===== Supplied data
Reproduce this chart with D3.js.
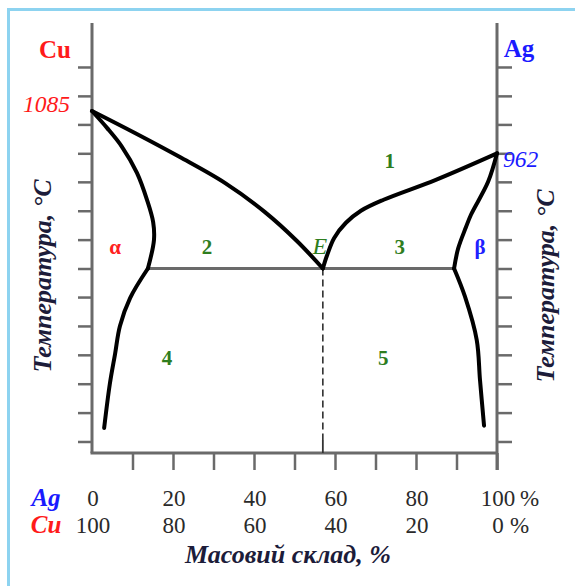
<!DOCTYPE html>
<html>
<head>
<meta charset="utf-8">
<script src="https://cdn.jsdelivr.net/npm/d3@7"></script>
<style>
  body { margin: 0; background: #fff; }
  svg text { font-family: "Liberation Serif", "Times New Roman", serif; }
</style>
</head>
<body>
<div id="chart"></div>
<script>
// composition, % Ag (Cu = 100 - Ag)
var agTicks   = [0, 20, 40, 60, 80, 100];
var cuLabels  = [100, 80, 60, 40, 20, 0];
var minorX    = [10, 20, 30, 40, 50, 60, 70, 80, 90, 100];

// temperature marks on both vertical axes, °C (schematic)
var tempTicks = [1213, 1129, 1046, 962, 879, 795, 711, 627, 544, 460, 376, 292, 208, 124];
var tMeltCu = 1085, tMeltAg = 962, tEut = 627, xEut = 57;

// phase boundaries: [% Ag, °C]
var liquidusCu = [[0, 1085], [10.6, 1021], [21.7, 951], [32.8, 876], [42.7, 791], [50.6, 707], [57, 627]];
var liquidusAg = [[57, 627], [58, 664], [59.8, 716], [62.7, 760], [66.4, 795], [72, 827], [84.9, 885], [100, 962]];
var solidusA   = [[0, 1085], [3.7, 1036], [7.4, 981], [11.1, 905], [13.6, 826], [15.1, 762], [15.3, 710], [13.8, 627]];
var solvusA    = [[13.8, 627], [9.4, 541], [6.9, 460], [5.7, 379], [4.4, 291], [3, 163]];
var solidusB   = [[100, 962], [97.8, 879], [93.6, 784], [92.3, 746], [90.4, 685], [89.4, 627]];
var solvusB    = [[89.4, 627], [92.1, 545], [95, 419], [95.8, 303], [96.8, 170]];

var regionLabels = [
  { t: "1", x: 73.5, T: 942, c: "#2e7d1e" },
  { t: "2", x: 28.4, T: 693, c: "#2e7d1e" },
  { t: "3", x: 76,   T: 693, c: "#2e7d1e" },
  { t: "4", x: 18.5, T: 369, c: "#2e7d1e" },
  { t: "5", x: 71.9, T: 369, c: "#2e7d1e" },
  { t: "α", x: 5.7,  T: 693, c: "#ff2020" },
  { t: "β", x: 95.8, T: 693, c: "#2020ff" }
];

var W = 575, H = 586;
var svg = d3.select('#chart').append('svg')
            .attr('width', W).attr('height', H);

// frame
svg.append('rect')
   .attr('x', 8.5).attr('y', 9.5)
   .attr('width', 640).attr('height', 640)
   .attr('fill', 'none')
   .attr('stroke', '#8dd3f0')
   .attr('stroke-width', 3);

var xScale = d3.scaleLinear().domain([0, 100]).range([92, 497]);
var yScale = d3.scaleLinear().domain([962, 1085]).range([153.3, 111]);

var yTop = 23, yBot = 453;
var axisColor = '#6a6a6a';

// left axis
var yAxisL = d3.axisLeft(yScale).tickValues(tempTicks).tickSize(14).tickFormat('');
var gL = svg.append('g').attr('transform', 'translate(' + xScale(0) + ',0)').call(yAxisL);
gL.select('.domain').remove();
gL.selectAll('line').attr('stroke', axisColor).attr('stroke-width', 2.5);
svg.append('line')
   .attr('x1', xScale(0)).attr('x2', xScale(0))
   .attr('y1', yTop).attr('y2', yBot)
   .attr('stroke', axisColor).attr('stroke-width', 3);

// right axis
var yAxisR = d3.axisRight(yScale).tickValues(tempTicks).tickSize(15).tickFormat('');
var gR = svg.append('g').attr('transform', 'translate(' + xScale(100) + ',0)').call(yAxisR);
gR.select('.domain').remove();
gR.selectAll('line').attr('stroke', axisColor).attr('stroke-width', 2.5);
svg.append('line')
   .attr('x1', xScale(100)).attr('x2', xScale(100))
   .attr('y1', yTop).attr('y2', yBot + 17)
   .attr('stroke', axisColor).attr('stroke-width', 3);

// bottom axis
var xAxis = d3.axisBottom(xScale).tickValues(minorX).tickSize(17).tickFormat('');
var gB = svg.append('g').attr('transform', 'translate(0,' + yBot + ')').call(xAxis);
gB.select('.domain').remove();
gB.selectAll('line').attr('stroke', axisColor).attr('stroke-width', 2.5);
svg.append('line')
   .attr('x1', xScale(0) - 1.5).attr('x2', xScale(100))
   .attr('y1', yBot).attr('y2', yBot)
   .attr('stroke', axisColor).attr('stroke-width', 3);

// eutectic horizontal
svg.append('line')
   .attr('x1', xScale(solidusA[solidusA.length - 1][0])).attr('x2', xScale(solidusB[solidusB.length - 1][0]))
   .attr('y1', yScale(tEut)).attr('y2', yScale(tEut))
   .attr('stroke', '#6a6a6a').attr('stroke-width', 3);

// eutectic vertical (dashed)
svg.append('line')
   .attr('x1', xScale(xEut)).attr('x2', xScale(xEut))
   .attr('y1', yScale(tEut)).attr('y2', yBot - 13)
   .attr('stroke', '#222').attr('stroke-width', 1.5)
   .attr('stroke-dasharray', '7,4');
svg.append('line')
   .attr('x1', xScale(xEut)).attr('x2', xScale(xEut))
   .attr('y1', yBot - 13).attr('y2', yBot)
   .attr('stroke', '#333').attr('stroke-width', 1.8);

// phase curves
var line = d3.line()
             .x(function(d) { return xScale(d[0]); })
             .y(function(d) { return yScale(d[1]); })
             .curve(d3.curveCatmullRom.alpha(0.5));

[liquidusCu, liquidusAg, solidusA, solvusA, solidusB, solvusB].forEach(function(c) {
    svg.append('path')
       .datum(c)
       .attr('d', line)
       .attr('fill', 'none')
       .attr('stroke', '#000')
       .attr('stroke-width', 4)
       .attr('stroke-linecap', 'round')
       .attr('stroke-linejoin', 'round');
});

// region labels
svg.selectAll('.region')
   .data(regionLabels)
   .enter().append('text')
   .attr('class', 'region')
   .attr('x', function(d) { return xScale(d.x); })
   .attr('y', function(d) { return yScale(d.T) + 8; })
   .attr('text-anchor', 'middle')
   .attr('font-size', 21)
   .attr('font-weight', 'bold')
   .attr('fill', function(d) { return d.c; })
   .text(function(d) { return d.t; });

svg.append('text')
   .attr('x', xScale(xEut) - 3).attr('y', yScale(tEut) - 15)
   .attr('text-anchor', 'middle')
   .attr('font-size', 24).attr('font-style', 'italic')
   .attr('fill', '#2e7d1e')
   .text('E');

// element names and melting points
svg.append('text').attr('x', 55).attr('y', 58).attr('text-anchor', 'middle')
   .attr('font-size', 25).attr('font-weight', 'bold').attr('fill', '#ff1a1a').text('Cu');
svg.append('text').attr('x', 519).attr('y', 57).attr('text-anchor', 'middle')
   .attr('font-size', 25).attr('font-weight', 'bold').attr('fill', '#1a1aff').text('Ag');
svg.append('text').attr('x', 70).attr('y', yScale(tMeltCu) + 1).attr('text-anchor', 'end')
   .attr('font-size', 23.5).attr('font-style', 'italic').attr('fill', '#ff1a1a').text(tMeltCu);
svg.append('text').attr('x', 503).attr('y', yScale(tMeltAg) + 14).attr('text-anchor', 'start')
   .attr('font-size', 23.5).attr('font-style', 'italic').attr('fill', '#1a1aff').text(tMeltAg);

// axis titles
var titleColor = '#1c1c3a';
svg.append('text')
   .attr('transform', 'translate(51,276) rotate(-90)')
   .attr('text-anchor', 'middle')
   .attr('font-size', 26).attr('font-style', 'italic').attr('font-weight', 'bold')
   .attr('fill', titleColor)
   .text('Температура, °С');
svg.append('text')
   .attr('transform', 'translate(554,286) rotate(-90)')
   .attr('text-anchor', 'middle')
   .attr('font-size', 26).attr('font-style', 'italic').attr('font-weight', 'bold')
   .attr('fill', titleColor)
   .text('Температура, °С');

// composition labels
svg.append('text').attr('x', 46).attr('y', 506).attr('text-anchor', 'middle')
   .attr('font-size', 25).attr('font-style', 'italic').attr('font-weight', 'bold')
   .attr('fill', '#1a1aff').text('Ag');
svg.append('text').attr('x', 46).attr('y', 533).attr('text-anchor', 'middle')
   .attr('font-size', 25).attr('font-style', 'italic').attr('font-weight', 'bold')
   .attr('fill', '#ff1a1a').text('Cu');

var labelColor = '#2a2a2a';
svg.selectAll('.agLab')
   .data(agTicks)
   .enter().append('text')
   .attr('class', 'agLab')
   .attr('x', function(d) { return xScale(d) + 1; })
   .attr('y', 506)
   .attr('text-anchor', 'middle')
   .attr('font-size', 23).attr('fill', labelColor)
   .text(function(d) { return d; });
svg.selectAll('.cuLab')
   .data(cuLabels)
   .enter().append('text')
   .attr('class', 'cuLab')
   .attr('x', function(d, i) { return xScale(agTicks[i]) + 1; })
   .attr('y', 533)
   .attr('text-anchor', 'middle')
   .attr('font-size', 23).attr('fill', labelColor)
   .text(function(d) { return d; });
svg.append('text').attr('x', xScale(100) + 23).attr('y', 506)
   .attr('font-size', 23).attr('fill', labelColor).text('%');
svg.append('text').attr('x', xScale(100) + 13).attr('y', 533)
   .attr('font-size', 23).attr('fill', labelColor).text('%');

svg.append('text')
   .attr('x', 288).attr('y', 563)
   .attr('text-anchor', 'middle')
   .attr('font-size', 26).attr('font-style', 'italic').attr('font-weight', 'bold')
   .attr('fill', titleColor)
   .text('Масовий склад, %');
</script>
</body>
</html>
==========
== Your instructions ==
Your task is to restate word for word the lines from the top of the data to the line containing "var tMeltCu = 1085, tMeltAg", both ends included, with every picture left out.

== Reply ==
Reproduce this chart with D3.js.
<!DOCTYPE html>
<html>
<head>
<meta charset="utf-8">
<script src="https://cdn.jsdelivr.net/npm/d3@7"></script>
<style>
  body { margin: 0; background: #fff; }
  svg text { font-family: "Liberation Serif", "Times New Roman", serif; }
</style>
</head>
<body>
<div id="chart"></div>
<script>
// composition, % Ag (Cu = 100 - Ag)
var agTicks   = [0, 20, 40, 60, 80, 100];
var cuLabels  = [100, 80, 60, 40, 20, 0];
var minorX    = [10, 20, 30, 40, 50, 60, 70, 80, 90, 100];

// temperature marks on both vertical axes, °C (schematic)
var tempTicks = [1213, 1129, 1046, 962, 879, 795, 711, 627, 544, 460, 376, 292, 208, 124];
var tMeltCu = 1085, tMeltAg = 962, tEut = 627, xEut = 57;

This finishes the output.